Have you always been thinking like this?

— No, not really. I’ve seen both worlds, and my influences vary. I know the fashion industry very well and its mechanisms. But I also know from my past that fashion has the ability to be something different. I know about the value of quality, and that it’s important to make it with love. I have been working with my father until eleven o’clock in the night, starting at seven in the morning. And my father has always been working in the same mood, with the same passion. I could also sell my garments via an online shop. It would be so much easier and cheaper, but I don’t want to. Because I would miss the pleasure of people coming into my store, saying “Cool, nice shop. Ah, you are making a tie? And you are stitching on your own?” This is my passion. I don’t know if it is the right way, but it’s honest. Maybe uncommercial and definitely not trendy, but this is what I love to do, and for me, it’s the right way to do it. Be fair to people. Be yourself. And don’t put someone else in the corner to stitch your garment. I have seen a child in China once, totally blue in the face without a mask, scrubbing denim. I don’t want to buy pants made by children. So I try to do it my way. With respect.

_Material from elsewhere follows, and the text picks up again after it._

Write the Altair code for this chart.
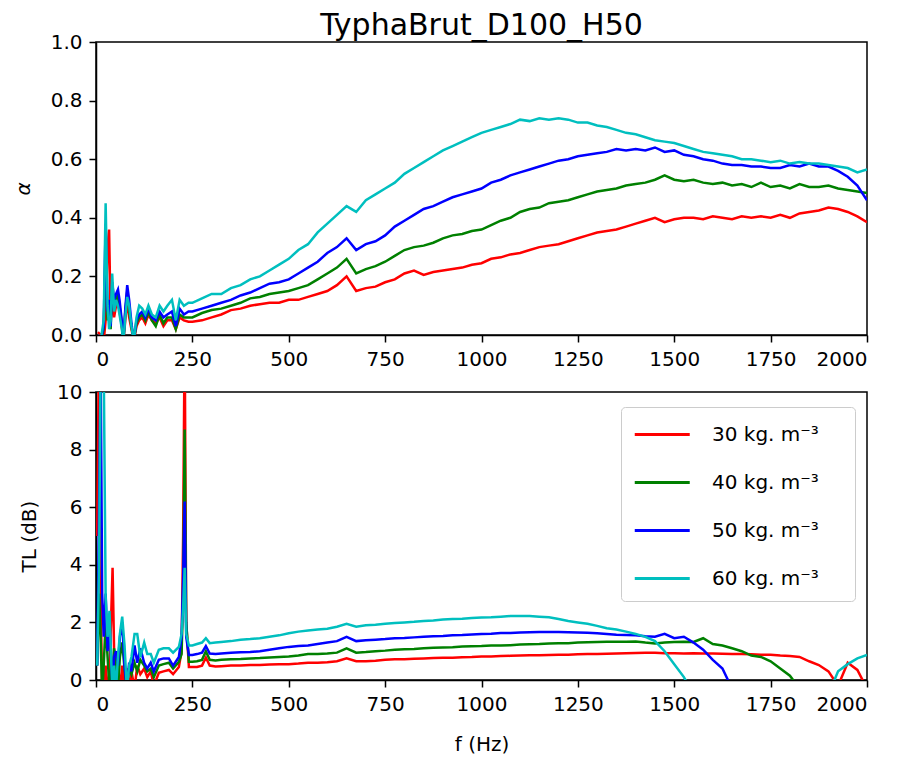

Do you have any plans for the future? Where do you want to go? What will be next?

— I would like to grow my business, but I would like to stay small with a small team. And I want to surround me with people who are thinking in a different way than I do. Because that will give me input, a new vision. I don’t want to pay someone for the same vision, that I have. I know that this is a problem with big companies. If you are thinking in a different way, if you are different you are often a problem. But we are in a system that is made from few and is not made for everyone. So we have to fight. That’ s also the reason for the name of my brand, Braves & Company. Try to do your small revolution, try to do something different. Try to say, Hello, I am here, I am different.